[Source code of charts]
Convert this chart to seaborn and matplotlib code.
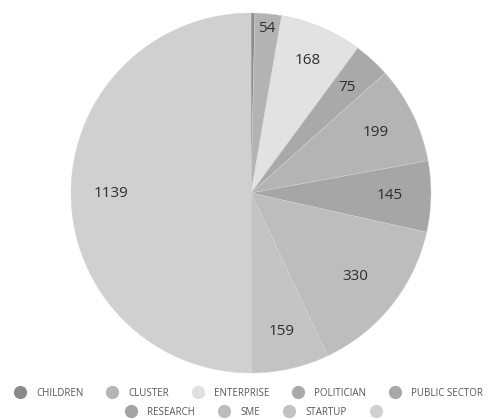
import numpy as np
import matplotlib
matplotlib.use("Agg")
import matplotlib.pyplot as plt
from matplotlib.lines import Line2D
import seaborn as sns

categories = ["CHILDREN", "CLUSTER", "ENTERPRISE", "POLITICIAN", "PUBLIC SECTOR",
              "RESEARCH", "SME", "STARTUP", ""]
values = [8, 54, 168, 75, 199, 145, 330, 159, 1139]
colors = ["#8c8c8c", "#b3b3b3", "#e2e2e2", "#a9a9a9", "#b4b4b4",
          "#a6a6a6", "#bdbdbd", "#c3c3c3", "#d0d0d0"]
legend_colors = ["#8a8a8a", "#b5b5b5", "#e0e0e0", "#a9a9a9", "#a8a8a8",
                 "#a3a3a3", "#bcbcbc", "#c2c2c2", "#d0d0d0"]
label_r = [None, 0.92, 0.80, 0.79, 0.77, 0.77, 0.74, 0.79, 0.78]

sns.set_theme(style="white")
plt.rcParams["font.family"] = ["Open Sans", "DejaVu Sans"]

fig = plt.figure(figsize=(4.88, 4.19), dpi=100)
ax = fig.add_axes([71 / 488, (419 - 373) / 419, 360 / 488, 360 / 419])

wedges, _ = ax.pie(values, colors=colors, startangle=90, counterclock=False,
                   radius=1.0, wedgeprops=dict(edgecolor="#d4d4d4", linewidth=0.3))
ax.set_xlim(-1, 1)
ax.set_ylim(-1, 1)
ax.set_aspect("auto")
ax.axis("off")

for w, v, r in zip(wedges, values, label_r):
    if r is None:
        continue
    ang = np.deg2rad((w.theta1 + w.theta2) / 2)
    ax.text(r * np.cos(ang), r * np.sin(ang), str(v), ha="center", va="center",
            fontsize=11, color="#2e2e2e")

def make_handles(idx):
    return [Line2D([0], [0], marker="o", linestyle="", markersize=8.5,
                   markerfacecolor=legend_colors[i], markeredgecolor=legend_colors[i])
            for i in idx]

row1 = list(range(5))
row2 = list(range(5, 9))
kw = dict(frameon=False, fontsize=7.0, labelcolor="#555555", handlelength=1.0,
          handletextpad=1.15, borderaxespad=0, borderpad=0)
leg1 = fig.legend(make_handles(row1), [categories[i] for i in row1], ncol=5,
                  columnspacing=2.45, loc="center",
                  bbox_to_anchor=(249 / 488, 1 - 393 / 419), **kw)
leg2 = fig.legend(make_handles(row2), [categories[i] for i in row2], ncol=4,
                  columnspacing=2.5, loc="center",
                  bbox_to_anchor=(259 / 488, 1 - 412 / 419), **kw)

fig.savefig("out.png", dpi=100)
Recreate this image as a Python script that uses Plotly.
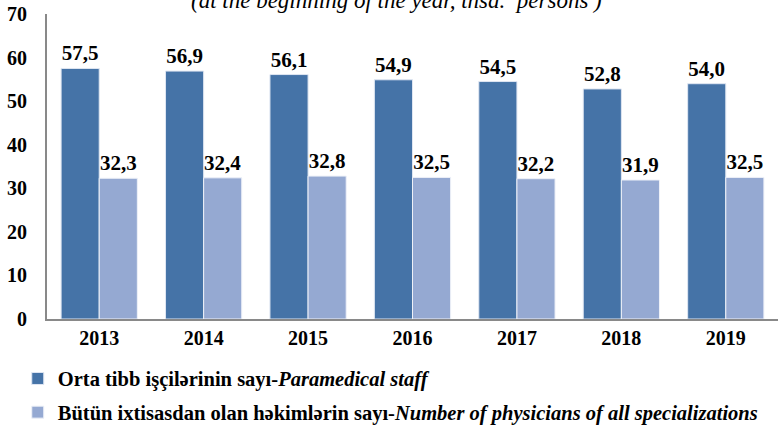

» REQUIREMENTS
From the data above, copy out every line with the string "matplotlib" in it.

» SOLUTION TO THIS PROBLEM
Convert this chart to seaborn and matplotlib code.
import matplotlib
matplotlib.use("Agg")
import matplotlib.pyplot as plt
from matplotlib.lines import Line2D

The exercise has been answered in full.